Antonio Ruiz de Elvira Serra, Universidad de Alcalá
Le réchauffement climatique augmente l’intensité et la fréquence des phénomènes météorologiques extrêmes, à l’image des récentes inondations en Espagne. En cause, des « gouttes froides » rendues plus intenses et plus fréquentes par la déstabilisation du courant-jet polaire.
Ces derniers jours, un phénomène météo appelé « DANA » (acronyme de depresion aislada en niveles alto, ou dépression isolée à niveau élevé en français) a laissé dans son sillage en Espagne de fortes pluies et des inondations. Les régions méditerranéennes et d’Andalousie, en particulier autour de Valence, de Castille-La Manche et dans les îles Baléares. La tempête a fait des dizaines de morts et de disparus et a causé d’immenses dégâts dans les municipalités touchées.
Il y a cinquante ans, les DANA, que l’on appelait alors « gouttes froides », se produisaient trois à quatre fois par an, principalement en novembre. Aujourd’hui, elles se produisent tout au long de l’année. Pourquoi ?
Comment se forment les DANA ?
Ces tempêtes naissent de la même manière que les ouragans dans l’Atlantique ou les typhons dans la mer de Chine, à la différence qu’en Méditerranée, leur trajectoire est nécessairement réduite.
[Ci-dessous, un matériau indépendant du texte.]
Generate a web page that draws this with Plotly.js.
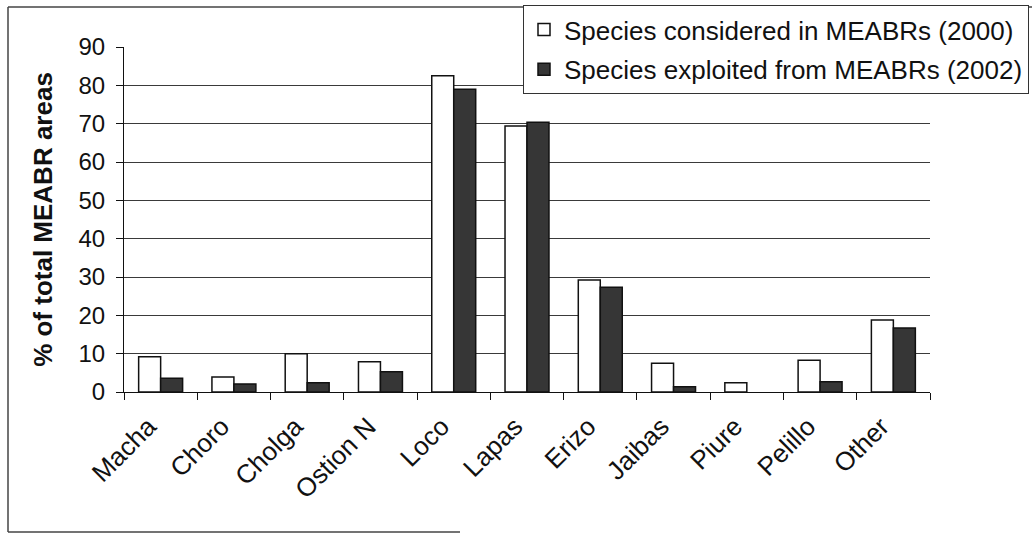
<!DOCTYPE html>
<html>
<head>
<meta charset="utf-8">
<script src="https://cdn.plot.ly/plotly-3.0.1.min.js"></script>
<style>
html,body{margin:0;padding:0;background:#fff;}
#chart{width:1034px;height:534px;}
</style>
</head>
<body>
<div id="chart"></div>
<script>
const categories = ["Macha","Choro","Cholga","Ostion N","Loco","Lapas","Erizo","Jaibas","Piure","Pelillo","Other"];
const considered2000 = [9.2, 3.9, 10.0, 7.9, 82.5, 69.4, 29.2, 7.5, 2.4, 8.3, 18.8];
const exploited2002 = [3.6, 2.1, 2.4, 5.3, 79.0, 70.4, 27.3, 1.4, null, 2.7, 16.7];
const yTicks = [0,10,20,30,40,50,60,70,80,90];
const gridTicks = [10,20,30,40,50,60,70,80];
const seriesNames = ["Species considered in MEABRs (2000)", "Species exploited from MEABRs (2002)"];

const FONT = "Liberation Sans, Arial, Helvetica, sans-serif";
const INK = "#111";

const traces = [
  {type:"bar", x:categories, y:considered2000, name:seriesNames[0], legendgroup:"a",
   marker:{color:"#ffffff", line:{color:INK, width:1.5}}},
  {type:"bar", x:categories, y:exploited2002, name:seriesNames[1], legendgroup:"b",
   marker:{color:"#363636", line:{color:INK, width:1.5}}},
  {type:"scatter", x:[], y:[], yaxis:"y2", showlegend:false, hoverinfo:"skip"}
];

// pixel helpers for frame shapes (plot area: x 124..930, y 47..392)
const L=124, R=930, T=47, B=392;
const px = v => (v - L) / (R - L);
const py = v => (B - v) / (B - T);

const layout = {
  width:1034, height:534,
  margin:{l:L, r:1034-R, t:T, b:534-B, pad:0, autoexpand:false},
  paper_bgcolor:"#fff", plot_bgcolor:"rgba(0,0,0,0)",
  font:{family:FONT, color:INK, size:22},
  bargap:0.4, bargroupgap:0, barmode:"group",
  showlegend:true,
  legend:{x:px(1029), xanchor:"right", y:py(5), yanchor:"top",
          bgcolor:"#fff", bordercolor:"#333", borderwidth:1,
          font:{family:FONT, size:26, color:INK},
          traceorder:"grouped", tracegroupgap:3},
  xaxis:{type:"category", showline:true, linecolor:INK, linewidth:1,
         ticks:"outside", tickson:"boundaries", ticklen:7, tickcolor:INK,
         tickangle:-45, tickfont:{family:FONT, size:26, color:INK},
         ticklabelstandoff:8, ticklabelshift:-12,
         showgrid:false, zeroline:false, automargin:false},
  yaxis:{range:[0,90], tickvals:yTicks, ticktext:yTicks.map(String),
         showline:true, linecolor:INK, linewidth:1,
         ticks:"outside", ticklen:7, tickcolor:INK,
         tickfont:{family:FONT, size:24, color:INK},
         ticklabelstandoff:6,
         showgrid:false, zeroline:false, automargin:false,
         title:{text:"% of total MEABR areas", standoff:18,
                font:{family:FONT, size:26, color:INK, weight:"bold"}}},
  yaxis2:{overlaying:"y", anchor:"x", range:[0,90], tickvals:gridTicks,
          showgrid:true, gridcolor:"#3a3a3a", gridwidth:1,
          showticklabels:false, ticks:"", showline:false, zeroline:false},
  shapes:[
    {type:"line", xref:"paper", yref:"paper", x0:px(8), x1:px(8), y0:py(7), y1:py(532), line:{color:"#444", width:1.5}},
    {type:"line", xref:"paper", yref:"paper", x0:px(8), x1:px(1032), y0:py(7), y1:py(7), line:{color:"#444", width:1.5}},
    {type:"line", xref:"paper", yref:"paper", x0:px(8), x1:px(460), y0:py(532), y1:py(532), line:{color:"#444", width:1.5}}
  ]
};

Plotly.newPlot("chart", traces, layout, {displayModeBar:false, staticPlot:true});
</script>
</body>
</html>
Ils stockent donc moins d’énergie et de vapeur d’eau.
Il y a quelques décennies, la surface de la mer Méditerranée n’était chaude au point d’entraîner un surcroît d’évaporation dans l’atmosphère qu’à la fin de l’été. Aujourd’hui, elle est chaude tout au long de l’année : une énorme quantité de vapeur d’eau est constamment générée et s’élève vers les couches supérieures de l’atmosphère.
Dans le même temps, les zones polaires sont également beaucoup plus chaudes qu’il y a 50 ans. En conséquence, le courant-jet polaire, le courant d’air qui entoure la Terre à une altitude d’environ 11 000 mètres, est affaibli. Comme tout cours d’eau qui s’écoule lentement, il présente des méandres plus importants. Ce sont ces méandres qui contribuent à introduire au-dessus de l’Espagne de l’air froid en provenance du Groenland, à haute altitude.
De sorte que la vapeur d’eau évaporée à la surface de la mer rencontre de l’air très froid et se condense. La rotation de la Terre fait ensuite tourner l’air ascendant dans le sens inverse des aiguilles d’une montre, puis la condensation de la vapeur d’eau libère d’énormes quantités d’énergie.
En raison de cette combinaison de facteurs, les pluies torrentielles se concentrent en Espagne, sur les îles Baléares et les reliefs de la côte méditerranéenne, atteignant parfois la Sierra del Segura et la chaîne montagneuse de Cuenca. Le phénomène est rapide et très violent.
Parfois, cet air chargé d’humidité se déplace même vers les Alpes et les traverse, déversant alors des trombes d’eau en Europe centrale.
Réchauffement des océans et des zones polaires
Avec les énergies fossiles, les êtres humains ont découvert une gigantesque source d’énergie qui dérive en réalité de l’énergie du soleil collectée par les plantes et petits animaux d’il y a 30 à 300 millions d’années, dont les atomes de carbone forment les hydrocarbures d’aujourd’hui. Or, nous épuiserons ce stock constitué en des dizaines de millions d’années en 300 ans environ.
Cette source d’énergie est constituée de composés carbonés : charbon, hydrocarbures et gaz naturel. Pour en extraire l’énergie, il faut les brûler, ce qui produit des molécules telles que le dioxyde de carbone, le méthane, les oxydes d’azote et d’autres composés à plus de deux atomes. Toutes ces molécules piègent une partie des rayons infrarouges provenant du sol terrestre et de la surface de la mer et les renvoient à la surface de la planète. La planète est ainsi chauffée à la fois par l’énergie solaire et par cet effet de serre.